Некоторые помещики, понимая опасность, делали что могли. Они пытались ввести новые методы возделывания почвы, заводили лучшие породы скота, новые сельскохозяйственные машины и старались объяснять людям, как важно соблюдать личную гигиену. Но такие попытки не заходили очень далеко, да и были редки и непоследовательны.
В результате своего пребывания в течение нескольких недель непосредственно среди крестьян я осмеливаюсь утверждать, что полностью поняла их проблемы. Да, у меня не было достаточно времени, чтобы изучить это всесторонне и глубоко, но я все же поняла гораздо больше, чем понимала раньше, и ясно видела, что наше прежнее существование в качестве правящего класса было основано на иллюзиях, чуждых реальной жизни, что основа нашего существования была непрочной.
Глава 22
Сомнительное избавление
Когда я возвратилась в Псков и снова стала получать новости с полей сражений из первых рук от генерала Рузского, командующего армиями Северного фронта, я обнаружила, что эти донесения далеко не утешительны. За линией фронта также продолжался распад. Внезапное назначение Б.В. Штюрмера премьер-министром дало толчок новым пересудам о немецком влиянии. Кроме того, был отстранен от должности Самарин, обер-прокурор Синода, а Владимир, петроградский митрополит, был переведен в Киев. Его пост занял Питирим – доверенный человек и приверженец Распутина.
В июле 1916 года Сазонова уволили с поста министра иностранных дел, и вместе с ним ушла единственная надежда и опора союзников. Его должность была временно доверена Штюрмеру, подозреваемому в прогерманских настроениях.
В сентябре министром внутренних дел был назначен Протопопов. Этот выбор всех поразил. Ставленник Распутина, Протопопов был любопытной и очень спорной фигурой в мире политики.
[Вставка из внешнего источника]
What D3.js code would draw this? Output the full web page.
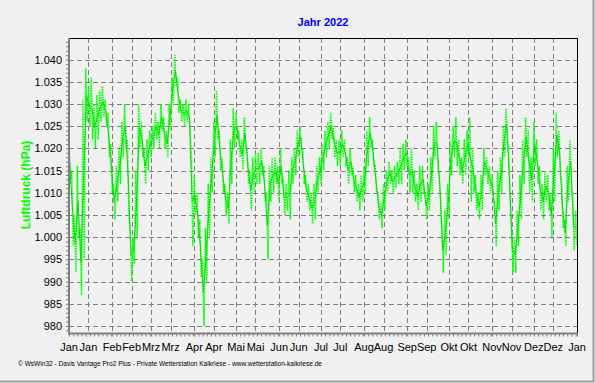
<!DOCTYPE html>
<html>
<head>
<meta charset="utf-8">
<script src="https://cdn.jsdelivr.net/npm/d3@7"></script>
<style>
  body { margin: 0; background: #f0f0f0; }
  svg { display: block; font-family: "Liberation Sans", Arial, sans-serif; }
</style>
</head>
<body>
<svg id="chart" width="595" height="383"></svg>
<script>
const width = 595;
const height = 383;

// pressure in hPa, one reading every 2 days from 1 Jan 2022 (day 0, 2, 4 ... 364)
const pressLow = [
  1012, 998, 992, 1000, 987, 995, 1026, 1025, 1022, 1020, 1022, 1026, 1027, 1025, 1018, 1010,
  1004, 1008, 1012, 1018, 1020, 1005, 990, 994, 1000, 1020, 1018, 1012, 1015, 1018, 1020, 1022,
  1020, 1024, 1020, 1018, 1024, 1030, 1034, 1028, 1026, 1025, 1026, 1024, 998, 1005, 1000, 991,
  980, 990, 1000, 1010, 1018, 1022, 1015, 1010, 1005, 1003, 1012, 1020, 1022, 1018, 1015, 1020,
  1012, 1006, 1010, 1012, 1012, 1014, 1008, 995, 1008, 1010, 1012, 1008, 1012, 1005, 1006, 1004,
  1012, 1014, 1018, 1020, 1012, 1008, 1006, 1003, 1004, 1010, 1012, 1015, 1018, 1020, 1022, 1018,
  1016, 1016, 1018, 1016, 1012, 1014, 1010, 1008, 1006, 1008, 1010, 1016, 1020, 1016, 1010, 1004,
  1002, 1006, 1010, 1012, 1010, 1011, 1012, 1012, 1015, 1016, 1010, 1010, 1008, 1006, 1008, 1010,
  1004, 1006, 1010, 1018, 1016, 1008, 992, 996, 1004, 1014, 1018, 1016, 1014, 1012, 1014, 1018,
  1008, 1010, 1006, 1004, 1006, 1014, 1012, 1010, 1008, 998, 1006, 1010, 1018, 1022, 1008, 992,
  992, 998, 1004, 1012, 1018, 1010, 1008, 1016, 1012, 1006, 1004, 1008, 1006, 1000, 1008, 1018,
  1014, 1002, 998, 1008, 1012, 997, 998
];
const pressHigh = [
  1022, 1015, 1005, 1016, 1002, 1031, 1038, 1034, 1036, 1030, 1032, 1033, 1034, 1031, 1028, 1021,
  1012, 1016, 1020, 1026, 1030, 1022, 1002, 1000, 1015, 1030, 1026, 1020, 1022, 1024, 1025, 1028,
  1026, 1030, 1027, 1024, 1030, 1036, 1041, 1036, 1031, 1030, 1031, 1030, 1018, 1014, 1010, 1004,
  995, 1002, 1012, 1018, 1026, 1033, 1024, 1018, 1012, 1010, 1022, 1029, 1028, 1024, 1022, 1027,
  1020, 1015, 1018, 1019, 1019, 1020, 1016, 1010, 1016, 1018, 1018, 1016, 1020, 1013, 1012, 1015,
  1018, 1020, 1024, 1025, 1020, 1014, 1012, 1010, 1012, 1016, 1018, 1021, 1024, 1026, 1028, 1025,
  1022, 1022, 1024, 1022, 1018, 1020, 1016, 1014, 1012, 1014, 1016, 1024, 1027, 1022, 1016, 1010,
  1008, 1012, 1015, 1017, 1015, 1016, 1017, 1020, 1021, 1022, 1018, 1020, 1015, 1012, 1016, 1016,
  1010, 1012, 1018, 1025, 1026, 1014, 1002, 1006, 1012, 1022, 1025, 1027, 1022, 1018, 1022, 1024,
  1027, 1020, 1014, 1010, 1014, 1020, 1018, 1016, 1014, 1008, 1015, 1018, 1025, 1029, 1018, 1002,
  1000, 1006, 1014, 1022, 1027, 1024, 1018, 1026, 1022, 1016, 1012, 1015, 1014, 1010, 1020, 1028,
  1024, 1012, 1004, 1016, 1022, 1008, 1006
];
const sampleStep = 2; // days between readings

const yTicks = [980, 985, 990, 995, 1000, 1005, 1010, 1015, 1020, 1025, 1030, 1035, 1040];
const monthNames = ["Jan", "Feb", "Mrz", "Apr", "Mai", "Jun", "Jul", "Aug", "Sep", "Okt", "Nov", "Dez"];

const titleText = "Jahr 2022";
const yTitle = "Luftdruck (hPa)";
const footer = "\u00a9 WsWin32  -  Davis Vantage Pro2 Plus  -  Private Wetterstation Kalkriese - www.wetterstation-kalkriese.de";

const margin = { left: 69, right: 577, top: 38, bottom: 333.5 };

const svg = d3.select("#chart");

svg.append("rect")
  .attr("width", width)
  .attr("height", height)
  .attr("fill", "#f0f0f0");

// outer frame (right and bottom edge only)
svg.append("path")
  .attr("d", `M${width - 1.5},0 V${height - 1.5} H0`)
  .attr("fill", "none")
  .attr("stroke", "#a0a0a0")
  .attr("stroke-width", 2);

const x = d3.scaleTime()
  .domain([new Date(2022, 0, 1), new Date(2023, 0, 1)])
  .range([margin.left, margin.right]);

const y = d3.scaleLinear()
  .domain([978.3, 1044.85])
  .range([margin.bottom, margin.top]);

// grid ticks: 1st and 15th of each month
const gridDates = [];
for (let m = 0; m < 12; m++) {
  gridDates.push(new Date(2022, m, 1));
  gridDates.push(new Date(2022, m, 15));
}
gridDates.push(new Date(2023, 0, 1));
const gridLabels = gridDates.map(d => monthNames[d.getMonth()]);

const grid = svg.append("g");
grid.selectAll(".vgrid")
  .data(gridDates.slice(1, -1))
  .enter()
  .append("line")
  .attr("x1", d => Math.round(x(d)) + 0.5)
  .attr("x2", d => Math.round(x(d)) + 0.5)
  .attr("y1", margin.top)
  .attr("y2", margin.bottom)
  .attr("stroke", "#808080")
  .attr("stroke-dasharray", "5,3");

grid.selectAll(".hgrid")
  .data(yTicks)
  .enter()
  .append("line")
  .attr("x1", margin.left)
  .attr("x2", margin.right)
  .attr("y1", d => Math.round(y(d)) + 0.5)
  .attr("y2", d => Math.round(y(d)) + 0.5)
  .attr("stroke", "#808080")
  .attr("stroke-dasharray", "5,3");

// data
const start = new Date(2022, 0, 1);
const points = [];
pressLow.forEach((lo, i) => {
  const day = i * sampleStep;
  points.push({ t: d3.timeDay.offset(start, day), v: pressHigh[i] });
  points.push({ t: d3.timeDay.offset(start, day + 1), v: lo });
});

const line = d3.line()
  .x(d => x(d.t))
  .y(d => y(d.v));

svg.append("path")
  .datum(points)
  .attr("fill", "none")
  .attr("stroke", "#00ff00")
  .attr("stroke-width", 1.5)
  .attr("stroke-dasharray", "1.5,1")
  .attr("d", line);

svg.append("path")
  .datum(pressLow.map((lo, i) => ({
    t: d3.timeHour.offset(start, i * sampleStep * 24 + 12),
    v: (lo + pressHigh[i]) / 2
  })))
  .attr("fill", "none")
  .attr("stroke", "#00e000")
  .attr("stroke-width", 1)
  .attr("d", line);

// frame: top & right black, left & bottom grey axis
svg.append("path")
  .attr("d", `M${margin.left},${margin.top + 0.5} H${margin.right + 0.5} V${margin.bottom}`)
  .attr("fill", "none")
  .attr("stroke", "#000");

const yAxis = d3.axisLeft(y)
  .tickValues(d3.range(979, 1045, 1))
  .tickSize(3)
  .tickFormat("");
svg.append("g")
  .attr("transform", `translate(${margin.left},0)`)
  .call(yAxis)
  .call(g => g.select(".domain").remove())
  .call(g => g.selectAll("line").attr("stroke", "#808080"));

const xAxis = d3.axisBottom(x)
  .ticks(d3.timeDay.every(3))
  .tickSize(3)
  .tickFormat("");
svg.append("g")
  .attr("transform", `translate(0,${margin.bottom})`)
  .call(xAxis)
  .call(g => g.select(".domain").remove())
  .call(g => g.selectAll("line").attr("stroke", "#808080"));

svg.append("line")
  .attr("x1", margin.left)
  .attr("x2", margin.left)
  .attr("y1", margin.top)
  .attr("y2", margin.bottom + 1)
  .attr("stroke", "#808080")
  .attr("stroke-width", 2);
svg.append("line")
  .attr("x1", margin.left - 1)
  .attr("x2", margin.right + 1)
  .attr("y1", margin.bottom)
  .attr("y2", margin.bottom)
  .attr("stroke", "#808080")
  .attr("stroke-width", 2);

// labels
svg.selectAll(".ylab")
  .data(yTicks)
  .enter()
  .append("text")
  .attr("x", 62)
  .attr("y", d => y(d) + 4)
  .attr("text-anchor", "end")
  .attr("font-size", "11px")
  .text(d => d3.format(",")(d).replace(",", "."));

svg.selectAll(".xlab")
  .data(gridDates)
  .enter()
  .append("text")
  .attr("x", d => x(d))
  .attr("y", 351)
  .attr("text-anchor", "middle")
  .attr("font-size", "11px")
  .text((d, i) => gridLabels[i]);

svg.append("text")
  .attr("x", (margin.left + margin.right) / 2)
  .attr("y", 26)
  .attr("text-anchor", "middle")
  .attr("font-size", "11px")
  .attr("font-weight", "bold")
  .attr("fill", "#0000ff")
  .text(titleText);

svg.append("text")
  .attr("transform", `translate(30,185) rotate(-90)`)
  .attr("text-anchor", "middle")
  .attr("font-size", "12px")
  .attr("font-weight", "bold")
  .attr("fill", "#00ff00")
  .text(yTitle);

svg.append("text")
  .attr("x", 18)
  .attr("y", 366)
  .attr("font-size", "6.5px")
  .attr("textLength", 304)
  .attr("lengthAdjust", "spacingAndGlyphs")
  .text(footer);
</script>
</body>
</html>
Приблизительно в это время я впервые услышала, что люди говорят об императорской чете с нескрываемой враждебностью и презрением. Слово «революция» произносилось все чаще и все более открыто; вскоре его можно было услышать повсюду. Война, казалось, отошла на задний план. Все внимание было обращено на дела внутри страны. «Распутин, Распутин, Распутин» – это звучало рефреном; говорили о его ошибках, его шокирующем поведении, его загадочной власти. А власть была огромной; она была как сумерки, опустившиеся на нашу страну и затмившие свет. Как мог такой жалкий мошенник отбрасывать такую огромную тень? Это было необъяснимо, это раздражало, сбивало с толку; это было почти невероятно.
Зима 1916 года была чрезвычайно суровой. Морозы, начавшиеся в ноябре, крепчали с каждым днем. Наша больница очень расширилась, и перед нами встала проблема снабжения. Необходимые материалы, которые сначала были в изобилии, теперь стали дефицитом и более низкого качества; а кое-что было вообще невозможно достать, например резиновые перчатки; даже оперирование гангрены приходилось проводить голыми руками.
Иной раз не хватало присутствия духа, и мы продолжали работать просто в силу привычки. Наши пациенты тоже находились в подавленном состоянии и переносили свои страдания с меньшим терпением. Их отношение к персоналу больницы заметно переменилось, и на фронт они возвращались с нескрываемой неохотой.
Однако Псков не изменился. Дни стояли холодные и солнечные. На реке Великой пилили лед, чтобы заполнить им погреба. Жужжание пил, крики рабочих далеко разносились в прозрачном воздухе. Вереницы крестьянских саней, нагруженных с помощью крючьев огромными голубыми кубами льда, со скрипом поднималась вверх по высокому берегу реки. Мягкий, пушистый снег лежал в полях по пояс. В домах жарко горели в печках сухие дрова, потрескивала мебель и деревянные оконные рамы. Люди старались не выходить на улицу без особой нужды. Редкие пешеходы быстро шагали, высоко подняв воротники и пряча руки в карманы.